During a data-gathering period (which may be ongoing) for every keystroke the system determines whether the keystroke was intended or errant. User correction such as backspace and retyping indicates an error. For example, changing “applw” to “apple” using the backspace key to erase the W followed by typing an E and proceeding shows that the “w” stroke was intended as an “e”. The location of the W stroke is put in the E distribution/population even though it was across the line. Similarly, if a user types “applw” and the autocorrect function corrects this, the system also records the same information about the error. Each keystroke location is stored along with whether or not it was an error, and if an error, the intended letter to which the stoke location should be assigned. If the auto-correct is an error and the user corrects this, it is noted. In the end, the intended letter is inferred by the final result, and the initial keystroke is assigned to that intended letter.
Some features may be used to ignore spelling errors that are identified by the system, but tolerated by the user.

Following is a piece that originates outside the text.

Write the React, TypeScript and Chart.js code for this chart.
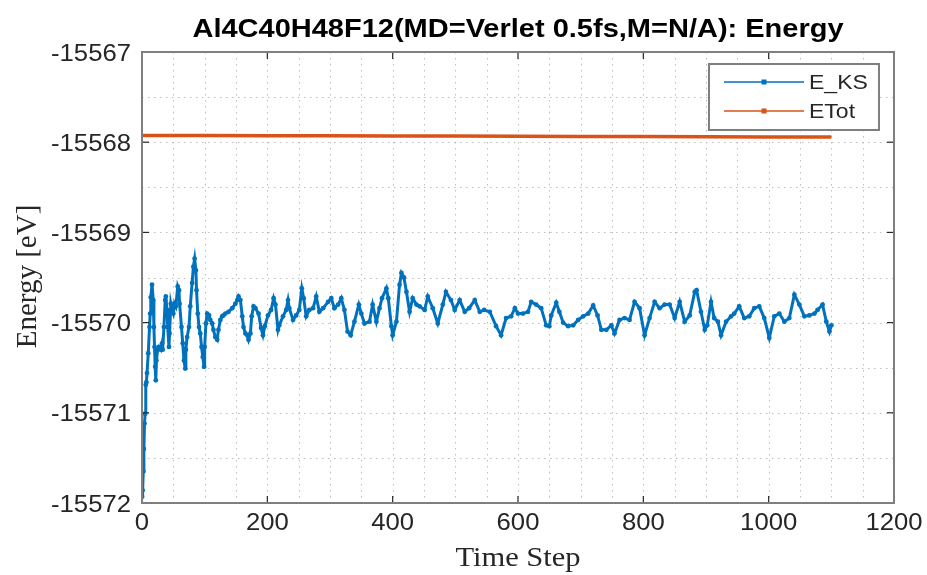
import React, { useEffect, useRef } from 'react';
import { Chart, registerables } from 'chart.js';

Chart.register(...registerables);

const TITLE = 'Al4C40H48F12(MD=Verlet 0.5fs,M=N/A): Energy';
const X_LABEL = 'Time Step';
const Y_LABEL = 'Energy [eV]';
const SERIES_NAMES = ['E_KS', 'ETot'];
const SERIES_COLORS = ['#0072BD', '#D95319'];

const X_TICKS = [0, 200, 400, 600, 800, 1000, 1200];
const Y_TICKS = [-15572, -15571, -15570, -15569, -15568, -15567];

// [time step, energy]
const E_KS: [number, number][] = [
  [0, -15571.93], [1, -15571.86], [2, -15571.65], [3, -15571.40], [4, -15571.12], [5, -15571.01],
  [6, -15570.69], [7, -15570.66], [8, -15570.56], [10, -15570.34], [12, -15570.05], [13, -15569.90],
  [14, -15569.72], [16, -15569.58], [18, -15569.75], [19, -15570.05], [20, -15570.27], [21, -15570.49],
  [22, -15570.64], [23, -15570.42], [25, -15570.30], [27, -15570.27], [30, -15570.30], [32, -15570.23],
  [33, -15570.30], [35, -15570.05], [37, -15569.75], [38, -15569.71], [40, -15569.86], [41, -15570.05],
  [43, -15570.27], [44, -15570.12], [46, -15569.79], [48, -15569.86], [50, -15569.90], [52, -15569.79],
  [54, -15569.82], [57, -15569.60], [59, -15569.64], [60, -15569.79], [63, -15570.05], [65, -15570.23],
  [67, -15570.42], [69, -15570.51], [70, -15570.30], [72, -15570.16], [75, -15570.05], [77, -15569.82],
  [80, -15569.56], [82, -15569.38], [84, -15569.29], [86, -15569.42], [87, -15569.64], [89, -15569.90],
  [91, -15570.05], [93, -15570.12], [95, -15570.27], [97, -15570.38], [99, -15570.49], [100, -15570.27],
  [102, -15570.01], [104, -15569.90], [107, -15569.92], [109, -15569.97], [112, -15570.01], [114, -15570.08],
  [117, -15570.16], [120, -15570.19], [122, -15570.08], [125, -15569.97], [128, -15569.93], [130, -15569.92],
  [133, -15569.90], [138, -15569.88], [144, -15569.84], [149, -15569.79], [152, -15569.75], [154, -15569.71],
  [157, -15569.75], [160, -15569.93], [162, -15570.05], [165, -15570.12], [168, -15570.14], [170, -15570.19],
  [173, -15570.12], [175, -15569.93], [178, -15569.82], [181, -15569.84], [186, -15569.90], [190, -15570.06],
  [193, -15570.14], [196, -15570.04], [201, -15569.92], [206, -15569.86], [210, -15569.73], [213, -15569.80],
  [217, -15570.08], [219, -15570.03], [225, -15569.93], [230, -15569.86], [233, -15569.75], [235, -15569.84],
  [241, -15569.97], [246, -15569.92], [251, -15569.86], [255, -15569.62], [258, -15569.73], [262, -15569.93],
  [267, -15569.86], [273, -15569.84], [278, -15569.71], [283, -15569.88], [289, -15569.84], [297, -15569.77],
  [302, -15569.73], [307, -15569.84], [313, -15569.80], [318, -15569.73], [323, -15569.86], [328, -15570.10],
  [333, -15570.14], [339, -15569.99], [346, -15569.80], [350, -15569.90], [355, -15570.01], [363, -15569.99],
  [368, -15569.80], [374, -15569.99], [379, -15569.84], [383, -15569.73], [390, -15569.62], [393, -15569.73],
  [398, -15570.04], [400, -15570.14], [406, -15569.99], [411, -15569.58], [414, -15569.45], [418, -15569.50],
  [422, -15569.66], [427, -15569.88], [432, -15569.73], [438, -15569.80], [443, -15569.82], [451, -15569.86],
  [456, -15569.71], [464, -15569.84], [472, -15570.01], [480, -15569.80], [485, -15569.66], [493, -15569.75],
  [499, -15569.86], [507, -15569.75], [515, -15569.88], [522, -15569.84], [531, -15569.75], [539, -15569.88],
  [546, -15569.86], [555, -15569.88], [565, -15570.04], [573, -15570.14], [581, -15569.95], [589, -15569.93],
  [595, -15569.84], [600, -15569.90], [608, -15569.90], [616, -15569.88], [621, -15569.77], [629, -15569.80],
  [637, -15569.84], [645, -15570.03], [650, -15570.04], [653, -15569.92], [661, -15569.78], [666, -15569.88],
  [672, -15570.00], [680, -15570.04], [688, -15570.03], [696, -15569.97], [704, -15569.93], [712, -15569.90],
  [720, -15569.81], [727, -15569.92], [733, -15570.08], [741, -15570.08], [749, -15570.03], [754, -15570.12],
  [762, -15569.97], [770, -15569.95], [778, -15569.97], [786, -15569.77], [794, -15569.84], [802, -15570.14],
  [810, -15569.95], [818, -15569.77], [826, -15569.84], [834, -15569.80], [842, -15569.80], [850, -15569.95],
  [858, -15569.77], [866, -15569.99], [874, -15569.92], [882, -15569.66], [885, -15569.64], [892, -15569.88],
  [898, -15570.08], [902, -15570.03], [908, -15569.77], [913, -15569.95], [919, -15569.99], [924, -15570.14],
  [932, -15569.99], [940, -15569.93], [945, -15569.90], [953, -15569.82], [961, -15569.95], [969, -15569.93],
  [977, -15569.84], [985, -15569.82], [993, -15569.95], [1001, -15570.17], [1009, -15569.93], [1017, -15569.90],
  [1025, -15569.99], [1033, -15569.95], [1041, -15569.69], [1049, -15569.80], [1057, -15569.93], [1065, -15569.92],
  [1073, -15569.90], [1078, -15569.86], [1086, -15569.80], [1092, -15569.99], [1097, -15570.10], [1100, -15570.03],
];

const E_TOT: [number, number][] = [
  [0, -15567.925], [100, -15567.926], [200, -15567.928], [300, -15567.929], [400, -15567.931], [500, -15567.932],
  [600, -15567.934], [700, -15567.936], [800, -15567.938], [900, -15567.940], [1000, -15567.942], [1100, -15567.943],
];

const AXIS_GRAY = '#7f7f7f';
const TEXT_COLOR = '#262626';

function drawText(
  ctx: CanvasRenderingContext2D, text: string, x: number, y: number,
  font: string, align: 'left' | 'center' | 'right', sx: number, color = TEXT_COLOR,
) {
  ctx.save();
  ctx.font = font;
  ctx.fillStyle = color;
  ctx.textBaseline = 'alphabetic';
  ctx.textAlign = 'left';
  const w = ctx.measureText(text).width * sx;
  const left = align === 'center' ? x - w / 2 : align === 'right' ? x - w : x;
  ctx.translate(left, y);
  ctx.scale(sx, 1);
  ctx.fillText(text, 0, 0);
  ctx.restore();
}

const decorPlugin = {
  id: 'decor',
  beforeDraw(chart: any) {
    const ctx = chart.ctx as CanvasRenderingContext2D;
    ctx.save();
    ctx.fillStyle = '#ffffff';
    ctx.fillRect(0, 0, chart.width, chart.height);
    ctx.restore();
  },
  beforeDatasetsDraw(chart: any) {
    const ctx = chart.ctx as CanvasRenderingContext2D;
    const { left, right, top, bottom } = chart.chartArea;
    const xs = chart.scales.x;
    const ys = chart.scales.y;
    ctx.save();
    ctx.strokeStyle = '#bdbdbd';
    ctx.lineWidth = 1;
    ctx.setLineDash([1.5, 4.5]);
    for (let v = 50; v < 1200; v += 50) {
      const px = Math.round(xs.getPixelForValue(v)) + 0.5;
      ctx.beginPath(); ctx.moveTo(px, top); ctx.lineTo(px, bottom); ctx.stroke();
    }
    for (let v = -15571.5; v < -15567; v += 0.5) {
      const py = Math.round(ys.getPixelForValue(v)) + 0.5;
      ctx.beginPath(); ctx.moveTo(left, py); ctx.lineTo(right, py); ctx.stroke();
    }
    ctx.restore();
  },
  afterDraw(chart: any) {
    const ctx = chart.ctx as CanvasRenderingContext2D;
    const { left, right, top, bottom } = chart.chartArea;
    const xs = chart.scales.x;
    const ys = chart.scales.y;

    // ticks (inward)
    ctx.save();
    ctx.strokeStyle = TEXT_COLOR;
    ctx.lineWidth = 1.2;
    const tl = 7;
    X_TICKS.forEach((v) => {
      const px = xs.getPixelForValue(v);
      ctx.beginPath(); ctx.moveTo(px, bottom); ctx.lineTo(px, bottom - tl); ctx.stroke();
      ctx.beginPath(); ctx.moveTo(px, top); ctx.lineTo(px, top + tl); ctx.stroke();
    });
    Y_TICKS.forEach((v) => {
      const py = ys.getPixelForValue(v);
      ctx.beginPath(); ctx.moveTo(left, py); ctx.lineTo(left + tl, py); ctx.stroke();
      ctx.beginPath(); ctx.moveTo(right, py); ctx.lineTo(right - tl, py); ctx.stroke();
    });
    ctx.restore();

    // axes box
    ctx.save();
    ctx.strokeStyle = AXIS_GRAY;
    ctx.lineWidth = 2;
    ctx.strokeRect(left, top, right - left, bottom - top);
    ctx.restore();

    // tick labels
    const tickFont = '24px "Liberation Sans", Arial, sans-serif';
    X_TICKS.forEach((v) => {
      drawText(ctx, String(v), xs.getPixelForValue(v), 530, tickFont, 'center', 1.07);
    });
    Y_TICKS.forEach((v) => {
      drawText(ctx, String(v), 131, ys.getPixelForValue(v) + 8.5, tickFont, 'right', 1.07);
    });

    // title
    drawText(ctx, TITLE, (left + right) / 2, 37, 'bold 25px "Liberation Sans", Arial, sans-serif', 'center', 1.16, '#000000');

    // axis labels
    drawText(ctx, X_LABEL, (left + right) / 2, 566, '28px "Liberation Serif", "Times New Roman", serif', 'center', 1.09);
    ctx.save();
    ctx.translate(36, (top + bottom) / 2 - 1);
    ctx.rotate(-Math.PI / 2);
    drawText(ctx, Y_LABEL, 0, 0, '29px "Liberation Serif", "Times New Roman", serif', 'center', 1.0);
    ctx.restore();

    // legend
    ctx.save();
    ctx.fillStyle = '#ffffff';
    ctx.fillRect(709, 64, 170, 66);
    ctx.strokeStyle = AXIS_GRAY;
    ctx.lineWidth = 2;
    ctx.strokeRect(709, 64, 170, 66);
    const rows = [82, 111];
    SERIES_NAMES.forEach((name, i) => {
      const y = rows[i];
      ctx.strokeStyle = SERIES_COLORS[i];
      ctx.lineWidth = 1.5;
      ctx.beginPath(); ctx.moveTo(724, y); ctx.lineTo(804, y); ctx.stroke();
      ctx.fillStyle = SERIES_COLORS[i];
      ctx.fillRect(761.5, y - 2.5, 5, 5);
      drawText(ctx, name, 809, y + 7, '20px "Liberation Sans", Arial, sans-serif', 'left', 1.15);
    });
    ctx.restore();
  },
};

export default function App() {
  const ref = useRef<HTMLCanvasElement | null>(null);
  useEffect(() => {
    document.body.style.margin = '0';
    const canvas = ref.current;
    if (!canvas) return;
    const chart = new Chart(canvas, {
      type: 'line',
      data: {
        datasets: [
          {
            label: SERIES_NAMES[0],
            data: E_KS.map(([x, y]) => ({ x, y })),
            borderColor: SERIES_COLORS[0],
            backgroundColor: SERIES_COLORS[0],
            borderWidth: 3,
            pointRadius: 2.4,
            pointBorderWidth: 0,
            pointBackgroundColor: SERIES_COLORS[0],
            tension: 0,
          },
          {
            label: SERIES_NAMES[1],
            data: E_TOT.map(([x, y]) => ({ x, y })),
            borderColor: SERIES_COLORS[1],
            backgroundColor: SERIES_COLORS[1],
            borderWidth: 3.5,
            pointRadius: 0,
            tension: 0,
          },
        ],
      },
      options: {
        responsive: false,
        animation: false,
        devicePixelRatio: 1,
        layout: { padding: { left: 142, right: 33, top: 52, bottom: 72 } },
        plugins: {
          legend: { display: false },
          title: { display: false },
          tooltip: { enabled: false },
        },
        scales: {
          x: { type: 'linear', min: 0, max: 1200, display: false },
          y: { type: 'linear', min: -15572, max: -15567, display: false },
        },
      },
      plugins: [decorPlugin],
    });
    return () => chart.destroy();
  }, []);
  return <canvas ref={ref} width={927} height={575} style={{ display: 'block' }} />;
}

The system may have a bias to ignore strokes or words when in doubt, or to assume that results were intended when in doubt.
Whether in product development or in use, the system may track a score of a user's typing accuracy in order to determine whether implemented shifts of the touch grid are successful. If a change in the grid causes worse results, the system may revert to a prior more successful version.
Typing speed may also be used to generate different modes, because a user may have certain types of errors when typing fast vs. carefully. These differences may be caused by typing with two hands vs one, for instance, and have different error patterns and grid shift biases.
As shown in the right section of the keyboard of
Changes may be offered at an option to the user with specific prompts: “You are sometimes hitting the return key when you apparently intend to select the spacebar—do you want the keyboard adjusted to help reduce these errors?”